TASK TO COMPLETE –
Return the material exactly, first line through the line containing "Arial, Helvetica, sans-serif';", and nothing more. Pictures stay out.

SUPPLIED DATA –
- - -

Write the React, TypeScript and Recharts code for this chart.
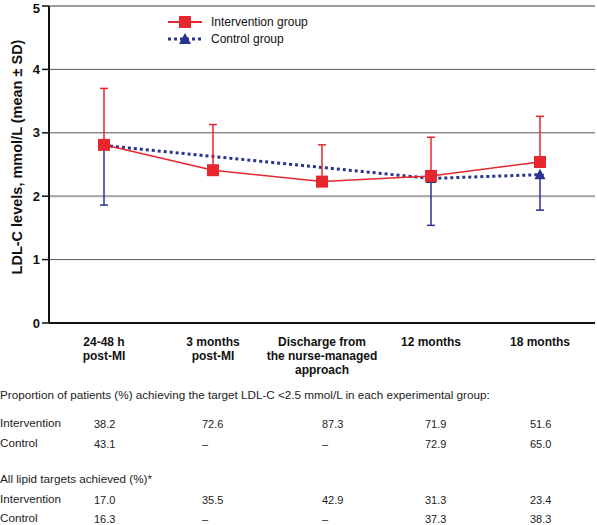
import React from 'react';
import { LineChart, Line, XAxis, YAxis, CartesianGrid, ReferenceLine, ErrorBar, Legend } from 'recharts';

const categories = ['24-48 h\npost-MI', '3 months\npost-MI', 'Discharge from\nthe nurse-managed\napproach', '12 months', '18 months'];
const interventionMean = [2.81, 2.41, 2.23, 2.32, 2.54];
const interventionSdUp = [0.89, 0.72, 0.58, 0.61, 0.72];
const controlMean: (number | null)[] = [2.8, null, null, 2.28, 2.34];
const controlSdDown: (number | null)[] = [0.94, null, null, 0.74, 0.56];
const yTicks = [0, 1, 2, 3, 4, 5];

const tableTitle1 = 'Proportion of patients (%) achieving the target LDL-C <2.5 mmol/L in each experimental group:';
const tableTitle2 = 'All lipid targets achieved (%)*';
const rowLabels = ['Intervention', 'Control'];
const targetIntervention = ['38.2', '72.6', '87.3', '71.9', '51.6'];
const targetControl = ['43.1', '–', '–', '72.9', '65.0'];
const allIntervention = ['17.0', '35.5', '42.9', '31.3', '23.4'];
const allControl = ['16.3', '–', '–', '37.3', '38.3'];

const RED = '#e8262d';
const NAVY = '#2b3390';
const FONT = '"Liberation Sans", Arial, Helvetica, sans-serif';

const data = categories.map((c, i) => ({
  name: c,
  int: interventionMean[i],
  intErr: [0, interventionSdUp[i]],
  ctrl: controlMean[i],
  ctrlErr: controlSdDown[i] == null ? null : [controlSdDown[i], 0],
}));

const Square = (props: any) => {
  const { cx, cy } = props;
  if (cx == null || cy == null) return null;
  return <rect x={cx - 6} y={cy - 6} width={12} height={12} fill={RED} />;
};
const Triangle = (props: any) => {
  const { cx, cy, payload } = props;
  if (cx == null || cy == null || payload?.ctrl == null) return null;
  return <path d={`M${cx},${cy - 6} L${cx + 5.5},${cy + 4.5} L${cx - 5.5},${cy + 4.5} Z`} fill={NAVY} />;
};

const XTick = (props: any) => {
  const { x, y, payload } = props;
  const lines = String(payload.value).split('\n');
  return (
    <text x={x} y={y} textAnchor="middle" fontFamily={FONT} fontWeight="bold" fontSize={12} fill="#111">
      {lines.map((l, i) => (
        <tspan key={i} x={x} dy={i === 0 ? 15 : 14}>{l}</tspan>
      ))}
    </text>
  );
};

const LegendContent = () => (
  <svg width={160} height={36} style={{ display: 'block' }}>
    <line x1={2} y1={9} x2={36} y2={9} stroke={RED} strokeWidth={2} />
    <rect x={13} y={3} width={12} height={12} fill={RED} />
    <text x={45} y={13} fontFamily={FONT} fontSize={12} fill="#111">Intervention group</text>
    <line x1={2} y1={26} x2={36} y2={26} stroke={NAVY} strokeWidth={3} strokeDasharray="3 3" />
    <path d="M19,20 L25,31 L13,31 Z" fill={NAVY} />
    <text x={45} y={30} fontFamily={FONT} fontSize={12} fill="#111">Control group</text>
  </svg>
);

const colX = [94, 202, 322, 425, 530];
const TXT = 11.7;

const Row = ({ top, label, values }: { top: number; label: string; values: string[] }) => (
  <>
    <div style={{ position: 'absolute', left: 0, top, fontSize: TXT, lineHeight: '14px', color: '#222' }}>{label}</div>
    {values.map((v, i) => (
      <div key={i} style={{ position: 'absolute', left: colX[i], top: top + 1, fontSize: 11, lineHeight: '14px', color: '#222' }}>{v}</div>
    ))}
  </>
);

export default function App() {
  return (
    <div style={{ position: 'absolute', left: 0, top: 0, width: 597, height: 525, background: '#fff', fontFamily: FONT, overflow: 'hidden' }}>
      <LineChart width={597} height={390} data={data} margin={{ top: 6, right: 2, left: 0, bottom: 0 }}>
        <CartesianGrid vertical={false} stroke="#555" strokeWidth={1} />
        <ReferenceLine y={2} stroke="#aaa" strokeWidth={2} />
        <ReferenceLine y={5} stroke="#999" strokeWidth={1.5} />
        <XAxis
          dataKey="name"
          interval={0}
          height={67}
          padding={{ left: 55, right: 55 }}
          tickLine={false}
          axisLine={{ stroke: '#111', strokeWidth: 2 }}
          tick={<XTick />}
        />
        <YAxis
          domain={[0, 5]}
          ticks={yTicks}
          width={49}
          tickSize={7}
          tickLine={{ stroke: '#111', strokeWidth: 1.5 }}
          axisLine={{ stroke: '#111', strokeWidth: 2 }}
          tick={{ fontFamily: FONT, fontWeight: 'bold', fontSize: 13, fill: '#111' }}
          label={{
            content: () => (
              <text x={17} y={157} transform="rotate(-90 17 157)" textAnchor="middle" dominantBaseline="central" fontFamily={FONT} fontWeight="bold" fontSize={14.5} fill="#111">
                LDL-C levels, mmol/L (mean ± SD)
              </text>
            ),
          }}
        />
        <YAxis yAxisId="right" orientation="right" width={0} domain={[0, 5]} tick={false} tickLine={false} axisLine={{ stroke: '#222', strokeWidth: 2 }} />
        <Legend
          layout="vertical"
          align="center"
          verticalAlign="middle"
          content={<LegendContent />}
          wrapperStyle={{ position: 'absolute', left: 166, top: 13, width: 160 }}
        />
        <Line
          dataKey="ctrl"
          stroke={NAVY}
          strokeWidth={3}
          strokeDasharray="3 3"
          connectNulls
          dot={<Triangle />}
          activeDot={false}
          isAnimationActive={false}
        >
          <ErrorBar dataKey="ctrlErr" width={4} stroke={NAVY} strokeWidth={1.5} direction="y" />
        </Line>
        <Line
          dataKey="int"
          stroke={RED}
          strokeWidth={1.5}
          dot={<Square />}
          activeDot={false}
          isAnimationActive={false}
        >
          <ErrorBar dataKey="intErr" width={4} stroke={RED} strokeWidth={1.5} direction="y" />
        </Line>
      </LineChart>
      <div style={{ position: 'absolute', left: 0, top: 388, fontSize: TXT, lineHeight: '14px', color: '#222' }}>{tableTitle1}</div>
      <Row top={416} label={rowLabels[0]} values={targetIntervention} />
      <Row top={436} label={rowLabels[1]} values={targetControl} />
      <div style={{ position: 'absolute', left: 0, top: 472, fontSize: TXT, lineHeight: '14px', color: '#222' }}>{tableTitle2}</div>
      <Row top={492} label={rowLabels[0]} values={allIntervention} />
      <Row top={511} label={rowLabels[1]} values={allControl} />
    </div>
  );
}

- - -

COMPLETED TASK –
Write the React, TypeScript and Recharts code for this chart.
import React from 'react';
import { LineChart, Line, XAxis, YAxis, CartesianGrid, ReferenceLine, ErrorBar, Legend } from 'recharts';

const categories = ['24-48 h\npost-MI', '3 months\npost-MI', 'Discharge from\nthe nurse-managed\napproach', '12 months', '18 months'];
const interventionMean = [2.81, 2.41, 2.23, 2.32, 2.54];
const interventionSdUp = [0.89, 0.72, 0.58, 0.61, 0.72];
const controlMean: (number | null)[] = [2.8, null, null, 2.28, 2.34];
const controlSdDown: (number | null)[] = [0.94, null, null, 0.74, 0.56];
const yTicks = [0, 1, 2, 3, 4, 5];

const tableTitle1 = 'Proportion of patients (%) achieving the target LDL-C <2.5 mmol/L in each experimental group:';
const tableTitle2 = 'All lipid targets achieved (%)*';
const rowLabels = ['Intervention', 'Control'];
const targetIntervention = ['38.2', '72.6', '87.3', '71.9', '51.6'];
const targetControl = ['43.1', '–', '–', '72.9', '65.0'];
const allIntervention = ['17.0', '35.5', '42.9', '31.3', '23.4'];
const allControl = ['16.3', '–', '–', '37.3', '38.3'];

const RED = '#e8262d';
const NAVY = '#2b3390';
const FONT = '"Liberation Sans", Arial, Helvetica, sans-serif';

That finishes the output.